El oficial, que está sentado en su escritorio, de vez en cuando levanta la mirada de los papeles que tiene enfrente y aprieta los labios por unos segundos cuando se lo queda viendo. No le gusta tenerlo ahí, en su despacho, a cada rato Tito sacude la cabeza como si algo desagradable lo perturbara dentro del sueño. Parece una criatura, piensa el oficial, que no tiene hijos todavía. Y al pensar en esto de tener hijos el miedo a que le salgan como es Tito le genera una cierta sensación desagradable de culpa. Sin embargo, en cuanto termine de hacer los pisos de su casa, que se encuentra no muy lejos de esta comisaria, del otro lado del puente de madera que permite atravesar el arroyo, donde las casas no son casas sino más bien ranchitos de madera con techos de paja junto a los senderos serpenteantes, y que se llenan de penumbra hasta desparecer en cuanto cae la noche, comenzará a acercarse a esa mujer de pelo negro y lacio hasta la cintura con la que vive para tocarla de un modo distinto. Hablan ya, entre los dos y sin palabras, acerca de tener un hijo, con lentas miradas complacientes, entre silencios dulces y apacibles; la mesa queda todavía sin levantar y la cama se entibia, se revuelve, se llena con el olor de la pieza y de esos cuerpos suyos, sudorosos y sensibles, violentos también en su plástica particular. Entre los quehaceres de la casa y los descansos de los turnos en la comisaria el hijo vendrá pronto, sin dudas en cuanto su rancho luzca más parecido a una casa. Su mujer ya suele soñar que está embarazada, se lleva las manos a la panza redonda y enorme, y en su imaginación siente dentro del vientre y sin espantarse la forma alargada de un yacaré. El oficial desea un hijo varón, lo sueña despierto. Sin comprender del todo que ese niño ya ha existido, y resulta irreparable. De todos modos, lo desea. Un niño que lleve los ojos bien negros, algo rasgados, felices y calmos, de la madre.

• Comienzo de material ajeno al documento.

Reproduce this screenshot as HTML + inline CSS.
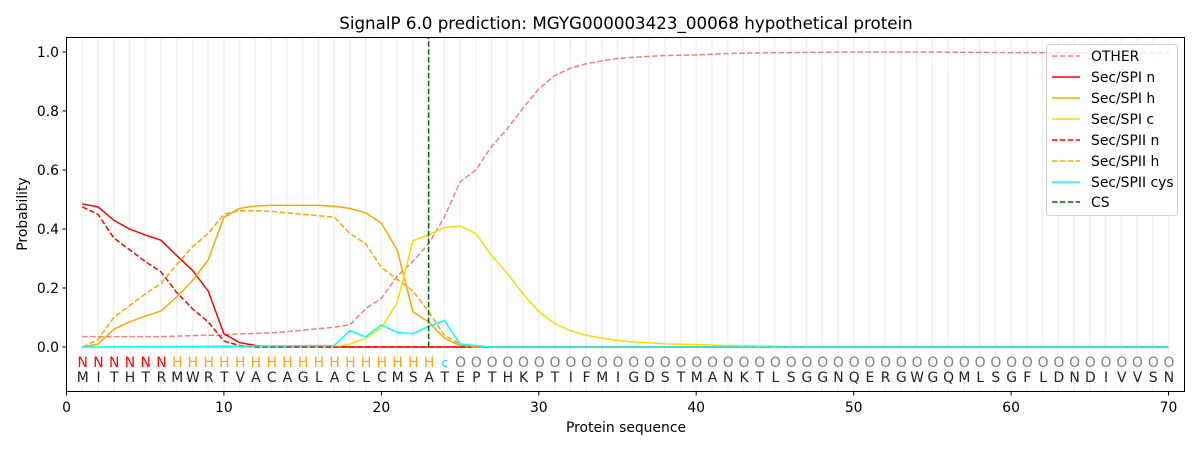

Pero cuando regresa a la realidad, una sensación de asco se instala dentro de las tripas del oficial, que sabe de las intenciones del comisario. Lo conoce muy bien, ha aprendido a soportar sus órdenes y los métodos que tiene de presentar justicia. En cuanto los habitantes del pueblo se enteren de que tienen a este muchacho aquí detenido ya no importará si se es o no es el autor del crimen. Bastará con hacer correr algunos rumores para que todos esos ojos se vuelvan la mirada del comisario, igual que todas esas manos cargadas de piedras, que serán la mano empuñando su Glock reglamentaria.
La puerta se abre. Es el comisario que la empuja para entrar al despacho del oficial. Al ver que Tito duerme, dice
-Si llaman no estoy, salí a la ruta.
El oficial lo escucha y no responde. Unos segundos después, se incorpora de su silla y se acerca para despertar a Tito, pero el comisario le hace un gesto para que lo deje dormir y salga del despacho. Cuando el oficial se acerca a la puerta para irse, la voz infantil, apagada de Tito, lo detiene.
-Mamm… mma...
Los dos hombres se incomodan, levantan la mirada, observan al muchacho con algo de angustia y de ansiedad, sin ternura. Tito no abre los ojos, murmura algo más y se acomoda en la silla. No recuerda en realidad a su madre, es probable que no la haya conocido nunca; al separarse de ella era todavía un infante incapaz de guardar una imagen concreta, sólo aquella figura borrosa como una mancha cálida y jubilosa, que lo alza en el aire y lo sostiene entre sus manos. Sin embargo, Tito comprende sin palabras que existe un ser antes que él, el interior de una mujer donde ha sido creado, sabiendo incluso que ha vivido solo y en la calle, en las escaleras de aquel hospital, y a pesar de todo suele encontrarla, siempre hermosa y distinta, repetidas muchas veces en un mismo día, cada vez que una mujer joven entra en la carnicería donde vive y se detiene frente al mostrador. A su forma, primitivamente, Tito les sonríe. A todas esas mujeres que resultan ser una sola, antiquísima. Aunque a veces esto las espante.